🤖 AI Summary
This work addresses the significant performance disparities of existing deepfake detection models across different demographic groups. While prevailing fairness approaches often rely on demographic labels, require model retraining, or compromise overall accuracy, this paper proposes Face-Fairness (FF)—a plug-and-play calibration framework that operates without demographic annotations. FF leverages frozen pre-trained face embeddings and introduces a lightweight logit remapping module to optimize worst-group performance under label-free, label-available, or embedding-discovered groupings. The method incurs negligible computational overhead and is compatible with any off-the-shelf detector. Experiments demonstrate that FF substantially reduces FPR/TPR gaps both in-domain and across datasets, consistently improves worst-group performance, and maintains or even enhances overall detection accuracy.
📝 Abstract
Deepfake detectors show large performance gaps across demographic groups.
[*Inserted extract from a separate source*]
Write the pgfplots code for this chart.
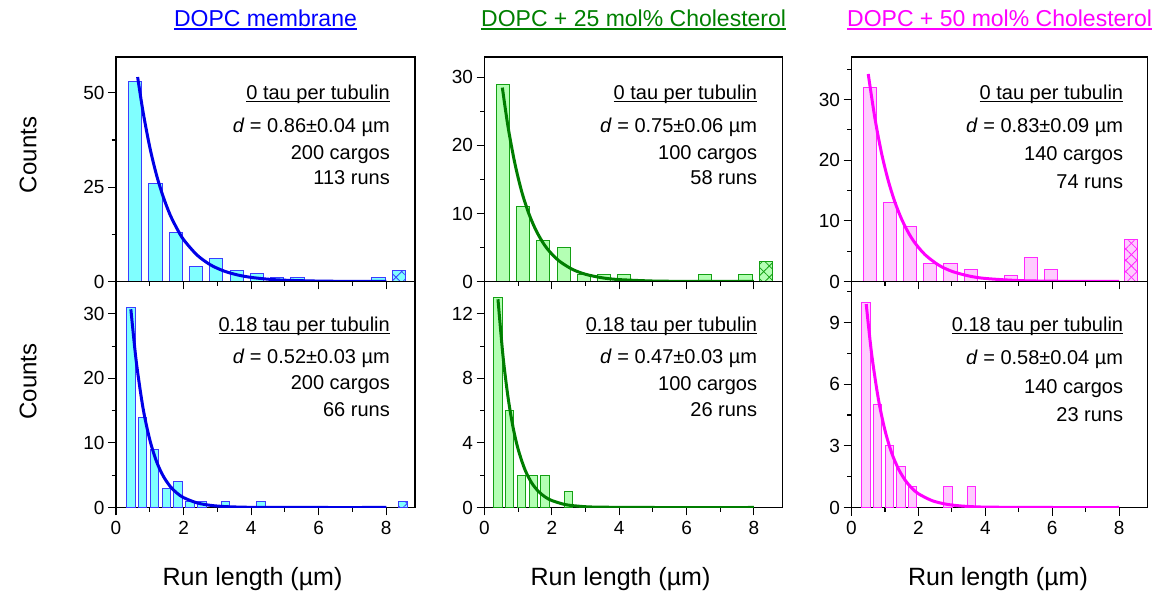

Existing fairness approaches require demographic labels, retraining, or sacrifice accuracy. We introduce Face-Fairness (FF), a plug-and-play framework for bias mitigation. Our primary contribution, Face-Feature Tuning (FFT), is the first demographic label-free fairness method demonstrated for deepfake detection: a lightweight calibrator that performs a logit remapping conditioned on frozen face embeddings. We complement FFT with two variants: FF-Max, which maximizes worst-group accuracy when demographics are available, and FF-Discover, which does the same with embedding-discovered groups. Across in-domain and cross-dataset test settings, FF consistently reduces FPR/TPR gaps and improves minimum group accuracy while maintaining (often improving) overall accuracy. The approach is detector-agnostic, adds negligible runtime overhead, and requires no access to identity attributes.